Path: Home => AVR-Overview => Binary calculations => 64bit binaries    (Diese Seite in Deutsch: Flag DE) Logo

Binary calculations with 64 bit unsigned integers in AVR assembler

You need to handle large numbers, e.g. unsigned integers? This page demonstrates the handling of 64-bit unsigned integer values with an 8-bit AVR.

  1. The structure of 64 bit numbers in an 8 bit controller
  2. Converting decimal strings to binary
  3. Binary adding of two large numbers
  4. Subtracting a large number from another large number
  5. Multiplication of a large number by an 8 bit binary
  6. Listing decimals in binary
  7. Converting large numbers to a decimal string
  8. Counting long times with 64-bit counter
  9. Conclusions

1 The structure of 64 bit numbers in an 8 bit controller

An 8 bit controller can handle 8 bit numbers only? No, it can handle nearly any length. As long there is enough memory space for storing and handling.

16 bits require two eight bit registers, e.g. the registers R0 and R1. In assembler you have the freedom to place those two bytes to wherever you want and in any row. Whether the most significant byte (MSB) of the two is in R0 or in R1 is up to the assembler programmer. By simple convention we write this either as R1:R0 (if the MSB is in R1) or as R0:R1 (if the MSB is in R0).

Extending the 16 bits to 64 bits is easy: just add more registers. The 64 bits are e.g. stored like this: R7:R6:R5:R4:R3:R2:R1:R0. You can also use R3:R7:R6:R0:R2:R1:R4:R3:R5, if you can remember the row. It is your own choice to make life a little more complicated.

To write understandable code I named R7:R6:R5:R4:R3:R2:R1:R0 as N1 and abbreviate this as R7:...:R0. If you need a second one of the same 64 bit size: R15:R14:R13:R12:R11:R10:R9:R8 would be a good choice. N2 or the abbreviation R14:...:R8 are simpler to remember.

As the AVRs have plenty registers available (not so in other controllers such as PICs or in the 3GHz monsters in the PC), it is not necessary to store those numbers in SRAM. If you run out of space in registers you can as well copy those to the SRAM of the controller. If your desired location in SRAM is sN1 (define this within the .DSEG data segment), you can perform that with the following code:

  sts sN1,R0 ; Store register R0 on location sN1
  sts sN1+1,R1
  sts sN1+2,R2
  sts sN1+3,R3
  sts sN1+4,R4
  sts sN1+5,R5
  sts sN1+6,R6
  sts sN1+7,R7

If you want to copy this 64 bit number to a different location, e.g. sN2, you'll have to copy all that and replace sN1 by sN2.

As copying always involves 8 bytesin a row, you can choose another way of doing that: by the use of pointers. Here we use the pointer registers Pointing X to the register R0 is simple: just set the address to zero. E.g. with the instructions clr XH and clr XL. With the instruction ld R16,X+ the content of register R0 is temporarily copied to register R16, with st Z+,R16 its content is written to the address in SRAM that Z points to. The "+" in X+ and Z+ means autoincrement the address: following load and store the addresses in X and Z already point to the next register resp. SRAM location. If X reaches 8, the copy action is over, otherwise additional runs are done.

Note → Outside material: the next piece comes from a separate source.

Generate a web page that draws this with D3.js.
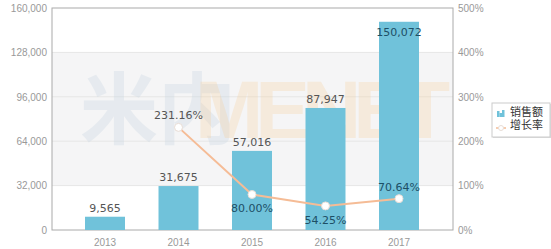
<!DOCTYPE html>
<html>
<head>
<meta charset="utf-8">
<script src="https://cdn.jsdelivr.net/npm/d3@7/dist/d3.min.js"></script>
<style>
	body { margin: 0; background: #fff; }
	svg { display: block; font-family: Verdana, 'DejaVu Sans', sans-serif; }
	.tick text { fill: #999; font-size: 10px; }
</style>
</head>
<body>
<svg id="chart" width="551" height="249"></svg>
<script>

var years = [ '2013', '2014', '2015', '2016', '2017' ];
var sales = [ 9565, 31675, 57016, 87947, 150072 ];
var growth = [ null, 231.16, 80.00, 54.25, 70.64 ];
var salesTicks = [ 0, 32000, 64000, 96000, 128000, 160000 ];
var growthTicks = [ 0, 100, 200, 300, 400, 500 ];
var legendNames = [ '销售额', '增长率' ];

var svg = d3.select( '#chart' );

var plot = { left: 52, right: 453, top: 8, bottom: 230 };

var x = d3.scaleBand().domain( years ).range( [ 68.25, 435.75 ] )
	.paddingInner( 0.456 ).paddingOuter( 0.228 );
var y = d3.scaleLinear().domain( [ 0, 160000 ] ).range( [ plot.bottom, plot.top ] );
var y2 = d3.scaleLinear().domain( [ 0, 500 ] ).range( [ plot.bottom, plot.top ] );

// shaded split areas between the 32k and 128k lines
svg.append( 'rect' )
	.attr( 'x', plot.left ).attr( 'y', y( 128000 ) )
	.attr( 'width', plot.right - plot.left ).attr( 'height', y( 32000 ) - y( 128000 ) )
	.style( 'fill', '#f5f5f6' );

svg.selectAll( 'line.grid' )
	.data( salesTicks.slice( 1, -1 ) )
	.enter()
	.append( 'line' )
	.classed( 'grid', true )
	.attr( 'x1', plot.left ).attr( 'x2', plot.right )
	.attr( 'y1', function ( d ) { return y( d ); } )
	.attr( 'y2', function ( d ) { return y( d ); } )
	.style( 'stroke', '#e6e6e6' );

// watermark
var wm = svg.append( 'g' ).style( 'font-weight', 'bold' ).style( 'font-family', "'Noto Sans CJK SC', sans-serif" );
wm.append( 'text' ).attr( 'x', 80 ).attr( 'y', 138 ).style( 'font-size', '78px' )
	.style( 'fill', '#c8d6e2' ).style( 'opacity', 0.32 ).text( '米内' );
wm.append( 'text' ).attr( 'x', 195 ).attr( 'y', 138 ).style( 'font-size', '82px' )
	.style( 'font-family', "'Liberation Sans', sans-serif" )
	.style( 'fill', '#f9c98c' ).style( 'opacity', 0.24 ).attr( 'textLength', 255 ).text( 'MENET' );

svg.append( 'rect' )
	.attr( 'x', plot.left ).attr( 'y', plot.top )
	.attr( 'width', plot.right - plot.left ).attr( 'height', plot.bottom - plot.top )
	.style( 'fill', 'none' ).style( 'stroke', '#aaa' );

var yAxis = d3.axisLeft( y ).tickValues( salesTicks ).tickSize( 0 ).tickPadding( 5 )
	.tickFormat( d3.format( ',' ) );
svg.append( 'g' ).attr( 'transform', 'translate(' + plot.left + ',0)' ).call( yAxis )
	.call( function ( g ) { g.select( '.domain' ).remove(); } );

var y2Axis = d3.axisRight( y2 ).tickValues( growthTicks ).tickSize( 0 ).tickPadding( 5 )
	.tickFormat( function ( d ) { return d + '%'; } );
svg.append( 'g' ).attr( 'transform', 'translate(' + plot.right + ',0)' ).call( y2Axis )
	.call( function ( g ) { g.select( '.domain' ).remove(); } );

var xAxis = d3.axisBottom( x ).tickSize( 0 ).tickPadding( 9 );
svg.append( 'g' ).attr( 'transform', 'translate(0,' + plot.bottom + ')' ).call( xAxis )
	.call( function ( g ) { g.select( '.domain' ).remove(); } );

// bars
svg.selectAll( 'rect.bar' )
	.data( sales )
	.enter()
	.append( 'rect' )
	.classed( 'bar', true )
	.attr( 'x', function ( d, i ) { return x( years[i] ); } )
	.attr( 'y', function ( d ) { return y( d ); } )
	.attr( 'width', x.bandwidth() )
	.attr( 'height', function ( d ) { return plot.bottom - y( d ); } )
	.style( 'fill', '#70c2da' );

svg.selectAll( 'text.barlabel' )
	.data( sales )
	.enter()
	.append( 'text' )
	.classed( 'barlabel', true )
	.attr( 'x', function ( d, i ) { return x( years[i] ) + x.bandwidth() / 2; } )
	.attr( 'y', function ( d, i ) { return i === 4 ? y( d ) + 14 : y( d ) - 5; } )
	.attr( 'text-anchor', 'middle' )
	.style( 'font-size', '11px' )
	.style( 'fill', function ( d, i ) { return i === 4 ? '#1d4f66' : '#555'; } )
	.text( d3.format( ',' ) );

// growth line
var pts = [];
growth.forEach( function ( g, i ) {
	if ( g !== null ) pts.push( { year: years[i], v: g, i: i } );
} );

var line = d3.line()
	.x( function ( d ) { return x( d.year ) + x.bandwidth() / 2; } )
	.y( function ( d ) { return y2( d.v ); } );

svg.append( 'path' )
	.datum( pts )
	.attr( 'd', line )
	.style( 'fill', 'none' )
	.style( 'stroke', '#f5bc96' )
	.style( 'stroke-width', 2 );

svg.selectAll( 'circle.pt' )
	.data( pts )
	.enter()
	.append( 'circle' )
	.classed( 'pt', true )
	.attr( 'cx', function ( d ) { return x( d.year ) + x.bandwidth() / 2; } )
	.attr( 'cy', function ( d ) { return y2( d.v ); } )
	.attr( 'r', 4 )
	.style( 'fill', '#fff' )
	.style( 'stroke', '#e8ddd6' )
	.style( 'stroke-width', 1 );

svg.selectAll( 'text.ptlabel' )
	.data( pts )
	.enter()
	.append( 'text' )
	.classed( 'ptlabel', true )
	.attr( 'x', function ( d ) { return x( d.year ) + x.bandwidth() / 2; } )
	.attr( 'y', function ( d ) {
		var below = d.i === 2 || d.i === 3;
		return below ? y2( d.v ) + 18 : y2( d.v ) - 8;
	} )
	.attr( 'text-anchor', 'middle' )
	.style( 'font-size', '11px' )
	.style( 'fill', function ( d ) { return d.i === 1 ? '#555' : '#1d4f66'; } )
	.text( function ( d ) { return d.v.toFixed( 2 ) + '%'; } );

// legend
var legend = svg.append( 'g' ).attr( 'transform', 'translate(492,103)' );
legend.append( 'rect' ).attr( 'x', 1 ).attr( 'y', 1 ).attr( 'width', 58 ).attr( 'height', 34 )
	.style( 'fill', '#ddd' );
legend.append( 'rect' ).attr( 'width', 58 ).attr( 'height', 34 )
	.style( 'fill', '#fff' ).style( 'stroke', '#ccc' );

[ [ 3, 6 ], [ 5.5, 4 ], [ 8, 7 ] ].forEach( function ( b ) {
	legend.append( 'rect' ).attr( 'x', 4 + b[0] - 2 ).attr( 'y', 14 - b[1] )
		.attr( 'width', 2.5 ).attr( 'height', b[1] ).style( 'fill', '#70c2da' );
} );
legend.append( 'line' ).attr( 'x1', 4 ).attr( 'x2', 14 ).attr( 'y1', 25 ).attr( 'y2', 25 )
	.style( 'stroke', '#f5bc96' ).style( 'stroke-width', 1.5 );
legend.append( 'circle' ).attr( 'cx', 9 ).attr( 'cy', 25 ).attr( 'r', 2.5 )
	.style( 'fill', '#fff' ).style( 'stroke', '#e8ddd6' );

legend.selectAll( 'text' )
	.data( legendNames )
	.enter()
	.append( 'text' )
	.attr( 'x', 18 )
	.attr( 'y', function ( d, i ) { return 13 + i * 13; } )
	.style( 'font-size', '11px' )
	.style( 'font-family', "'Noto Sans CJK SC', sans-serif" )
	.style( 'fill', '#333' )
	.text( function ( d ) { return d; } );

</script>
</body>
</html>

The source code here provides a routine called CopyN1ToSramN1: that copies the content of the registers in N1 to a location sN1 in SRAM:

; Copy N1 to SRAM location
  ldi ZH,High(sN1) ; Point Z to Sram N1, MSB
  ldi ZL,Low(sN1) ; dto., LSB
  clr XH ; Point X to N1, MSB
  clr XL ; dto., LSB
  ld rmp,X+ ; Read register
  st Z+,rmp ; Write to SRAM
  cpi XL,8 ; All 8 bytes copied?
  brne CopyN1ToSram1

That routine is fast: at 1 MHh clock rate it consumes 68 µs time (including an RCALL and RET instruction. And it can be used for any SRAM location: just point Z to another location and call CopyN1ToSram with that.

Where did I get the 68 µs from? Now, This was a short introduction to simulation. If you want to know more, consult the handbook of avr_sim.

2 Converting decimal strings to binary

Such large numbers cannot be defined with an .EQU directive because the assembler uses only 32-bit integers internally. How can we start with a number of e.g. 123.456.789.012.345.678?

Now, the answer is simple: define a string in the source code

.db "123,456,789,012,345,678",0 ; A very large first number
This places a string of ASCII characters into flash memory at location ANumber1:, starting with a '1' as LSB and '2' as MSB, and so on. The number string ends with a zero byte, so our number conversion routine Dec2BinN1: recognizes the end of the number string. If the number of characters on the .db line is odd, just add another 0 at the end (or start the number with a blank). This routine also accepts commas, dots or spaces as thousands separators and ignores those ASCII characters.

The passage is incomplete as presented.